Gearbox

The purpose of this project is to make it easier for me to curate semantic graphs. I’m looking for deeper satisfaction in my personal research. I tend to fill my days researching technology, market dispositions, and my own business documents. These types of data stores, of course, could be applied in many areas.

To get to wherever I am now, I’ve been playing with semantic models for a while. I started by demonstrating working code from various corners of my imagination. After a while, I thought I had enough to create a useful gem. In the past, I’ve worked with Spira and examples given by Gregg Kellogg. These have been very useful in forming ideas.

As I worked on this code, I decided to go to Spira to see how similar the two gems are. I was surprised how similar they actually are. The similarities are:

  • both are ORMs for semantic data, written in Ruby
  • support for properties/attributes
  • concept of model associations
  • data validations
  • value types

However, Gearbox is quite a bit different. It came from a different place. I’ve been trying to embrace the nature of semantic models. This, juxtaposed against relational models or other types of models. The major differences, I imagine are:

  • support for SPARQL-based scopes and finder methods
  • better support for working with various SPARQL end points
  • creating and maintaining full-text indices
  • object factory from triples

Development Workflow for Semantic Data

For a typical domain, I test-drive some models to define the nature of the data. These are custom-built to support the user scenarios and behavior an application is built to serve. For semantic models, I’m going for something different. The relationships between resources are much more dynamic. It’s tough to build an application on dynamic domain models.

To work with this, I’d rather optimize for different things. Instead of trying to canonize the data, concretize the interaction. Given a head/buffer/file full of data, what’s the easiest way to save it? Which values have to be recorded? Which values can be inferred or classified offline?
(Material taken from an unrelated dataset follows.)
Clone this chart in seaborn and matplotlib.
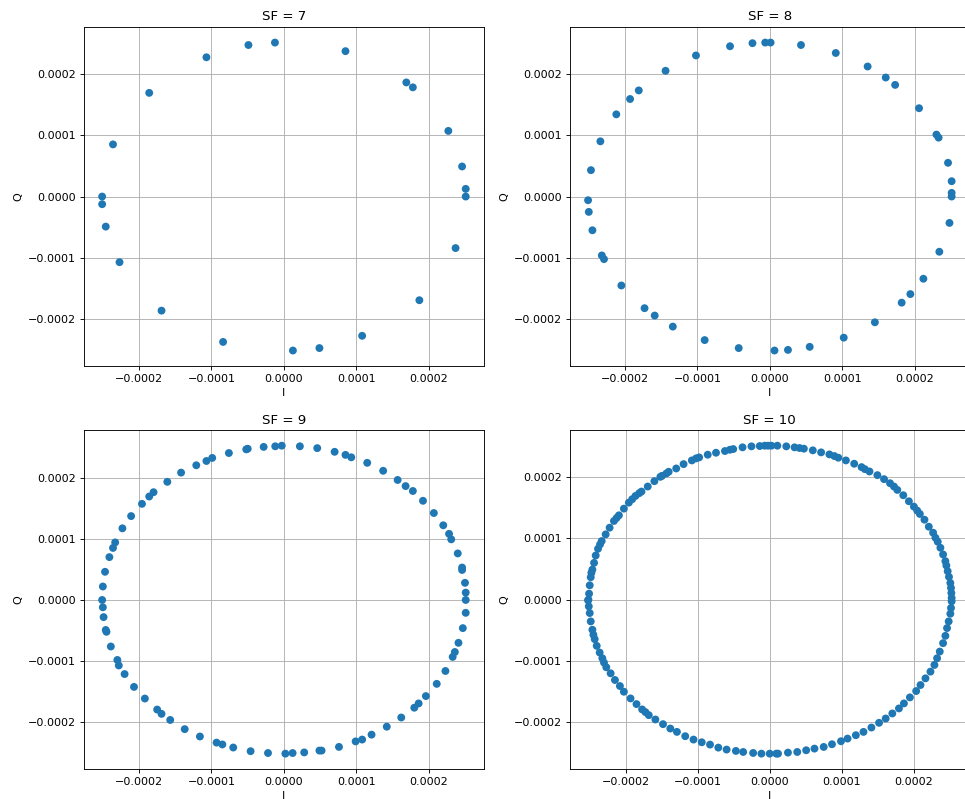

I think that there’s going to be an evolution of the data graph. I’m looking to start with the mundane, and hope to be able to create a broad view from the details collected. Possibly, I will have alternative broad views, such as a full view of the topic or a chronological account of the topic as it transpires. From here, I want to look for insightful information: inferences that show the nature of our subject.

That’s the goal.

Practically, the work changes over time. We start with defining the attributes and associations that are needed. This is the mundane. We then start to qualify the data by writing validations. Probably, there will be overlapping models to reflect the interaction. For example, browsing email might have a cursory recording of the people involved. Looking up Twitter information might have a more-specific user model. Facebook, the same. We’re building a summary of the users, or whatever we’re studying. From here, we might be able to use various analytical methods to classify and enhance the models, to clarify the story we are able to gather.

As you can see, this is a very different process than something we might do with typical relational data. I don’t think there is much that we do with semantic data that can’t be done with relational data, it’s just that the technologies are optimized for different purposes.

Practical Example

It would be good to offer a practical example. I’ll get to these in a bit. I don’t need to have the documentation get ahead of the released code.

TODO

  • bring in the association and combination code
  • implement mutability
  • implement persistence
  • implement queryable
  • implement named scopes
  • implement some sort of repository access
  • use Gearbox in the examples (were written to concretize an example in my head)

Contributing to Gearbox

  • Check out the latest master to make sure the feature hasn’t been implemented or the bug hasn’t been fixed yet
  • Check out the issue tracker to make sure someone already hasn’t requested it and/or contributed it
  • Fork the project
  • Start a feature/bugfix branch
  • Commit and push until you are happy with your contribution
  • Make sure to add tests for it. This is important so I don’t break it in a future version unintentionally.
  • Please try not to mess with the Rakefile, version, or history. If you want to have your own version, or is otherwise necessary, that is fine, but please isolate to its own commit so I can cherry-pick around it.

Copyright

Copyright (c) 2012 David Richards

Permission is hereby granted, free of charge, to any person obtaining a copy of this software and associated documentation files (the “Software”), to deal in the Software without restriction, including without limitation the rights to use, copy, modify, merge, publish, distribute, sublicense, and/or sell copies of the Software, and to permit persons to whom the Software is furnished to do so, subject to the following conditions:

The above copyright notice and this permission notice shall be included in all copies or substantial portions of the Software.

THE SOFTWARE IS PROVIDED “AS IS”, WITHOUT WARRANTY OF ANY KIND, EXPRESS OR IMPLIED, INCLUDING BUT NOT LIMITED TO THE WARRANTIES OF MERCHANTABILITY, FITNESS FOR A PARTICULAR PURPOSE AND NONINFRINGEMENT. IN NO EVENT SHALL THE AUTHORS OR COPYRIGHT HOLDERS BE LIABLE FOR ANY CLAIM, DAMAGES OR OTHER LIABILITY, WHETHER IN AN ACTION OF CONTRACT, TORT OR OTHERWISE, ARISING FROM, OUT OF OR IN CONNECTION WITH THE SOFTWARE OR THE USE OR OTHER DEALINGS IN THE SOFTWARE.